I see the OTHER woman all the time, she is active in the PTA, I am active too, and she always smiles at me and says "Hi! How are you?" and I always want to freeze time around me so I can kick her in the gut and get away with it. But of course, I can't, so I don't, I just mumble and turn away. Until this morning. This morning I went into the laundromat to drop off some sheets and she was there. She said her thing, I mumbled "Fine." and slunk out of the laundromat. Once on the sidewalk I stopped myself. I took Josh's hand and told him Mommy was about to be mean to the lady coming out so he had to just stand there and listen and not interrupt. When she came out I told her that I wasn't talking to her and that she had to know why. I told her that I knew she had been talking about me and that I was shocked that she chose to discuss my private business after all the good things I had done for the benefit of all of our children. I told her that what I did with my kids was my business, and that even though Josh was only a year and a half when she started this false rumor, I would have nursed him when he was three if that is what he needed, but that wasn't the point. I reminded her that I had created that program and worked that art committee for 5 years. I repeated that of all the things a person could say about me, it was just shocking that this is what she chose to discuss. And she said "I didn't tell that many people." I told her she told enough people that it was still being discussed a year later, and that telling anyone was telling too many. She apologized and I waved her off and said "That's not good enough, you need to think about this before you open your mouth next time." She stood there, shell shocked.

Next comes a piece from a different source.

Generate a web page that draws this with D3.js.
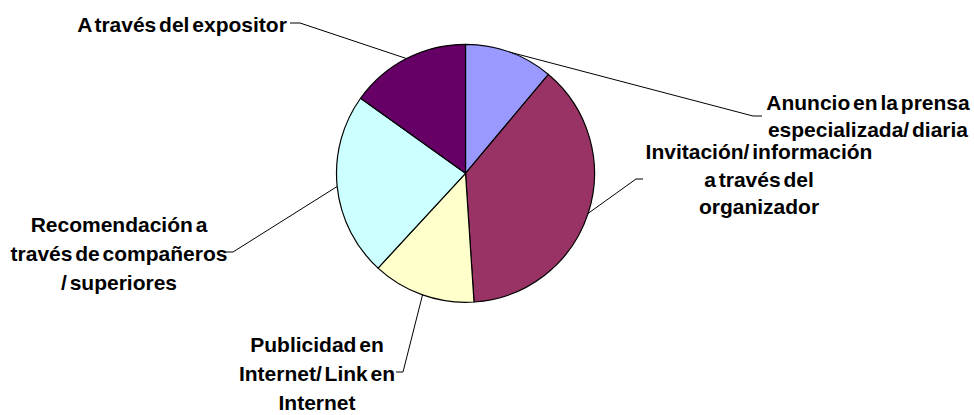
<!DOCTYPE html>
<html>
<head>
<meta charset="utf-8">
<script src="https://cdn.jsdelivr.net/npm/d3@7"></script>
<style>
  html, body { margin: 0; padding: 0; background: #fff; }
  svg { display: block; }
  text { font-family: "Liberation Sans", Arial, sans-serif; font-weight: bold; font-size: 21px; word-spacing: -3px; fill: #000; }
</style>
</head>
<body>
<svg id="chart" width="974" height="415"></svg>
<script>
// ---- data (clockwise from 12 o'clock) ----
const categories = [
  "Anuncio en la prensa especializada/ diaria",
  "Invitación/ información a través del organizador",
  "Publicidad en Internet/ Link en Internet",
  "Recomendación a través de compañeros / superiores",
  "A través del expositor"
];
const values = [11.1, 37.8, 12.9, 23.0, 15.1];
const labelLines = [
  ["Anuncio en la prensa", "especializada/ diaria"],
  ["Invitación/ información", "a través del", "organizador"],
  ["Publicidad en", "Internet/ Link en", "Internet"],
  ["Recomendación a", "través de compañeros", "/ superiores"],
  ["A través del expositor"]
];
const colors = ["#9999FF", "#993366", "#FFFFCC", "#CCFFFF", "#660066"];

// ---- layout (label anchor, first baseline, line step, leader elbow & end) ----
const labelLayout = [
  { cx: 868, y: 110, step: 27, elbow: [753, 116], end: [762, 116] },
  { cx: 759, y: 159, step: 27.5, elbow: [636, 179], end: [643, 179] },
  { cx: 317, y: 352, step: 29, elbow: [403, 372], end: [396, 372] },
  { cx: 119, y: 232, step: 29, elbow: [233, 252], end: [225, 252] },
  { cx: 182, y: 31.5, step: 28, elbow: [300, 23], end: [290, 23] }
];

const svg = d3.select("#chart");
const cx = 465.5, cy = 173.3, r = 129;

const pie = d3.pie().sort(null).value(d => d);
const arcs = pie(values);
const arc = d3.arc().innerRadius(0).outerRadius(r);
const edgeArc = d3.arc().innerRadius(r).outerRadius(r);

const g = svg.append("g").attr("transform", `translate(${cx},${cy})`);

g.selectAll("path.slice")
  .data(arcs)
  .join("path")
  .attr("class", "slice")
  .attr("d", arc)
  .attr("fill", (d, i) => colors[i])
  .attr("stroke", "#000")
  .attr("stroke-width", 1.2)
  .attr("stroke-linejoin", "round");

// leader lines
const line = d3.line();
svg.selectAll("path.leader")
  .data(arcs)
  .join("path")
  .attr("class", "leader")
  .attr("d", (d, i) => {
    const c = edgeArc.centroid(d);
    const L = labelLayout[i];
    return line([[cx + c[0], cy + c[1]], L.elbow, L.end]);
  })
  .attr("fill", "none")
  .attr("stroke", "#000")
  .attr("stroke-width", 1);

// labels
svg.selectAll("text.lbl")
  .data(labelLines)
  .join("text")
  .attr("class", "lbl")
  .attr("text-anchor", "middle")
  .each(function (lines, i) {
    const L = labelLayout[i];
    d3.select(this).selectAll("tspan")
      .data(lines)
      .join("tspan")
      .attr("x", L.cx)
      .attr("y", (s, j) => L.y + j * L.step)
      .text(s => s);
  });
</script>
</body>
</html>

I turned and walked away. It may have taken me 3 years to stand up for myself, but I did, and it felt great. And best of all, now when I see her I can glare at her from across the room and she'll know why.
FANTASTIC! That's something I think and hope I would have done as well. Just think what they'll be saying now! She'll twist it all up and by the time it gets back to you you'll hear that you punched her in the stomach and spit on her face.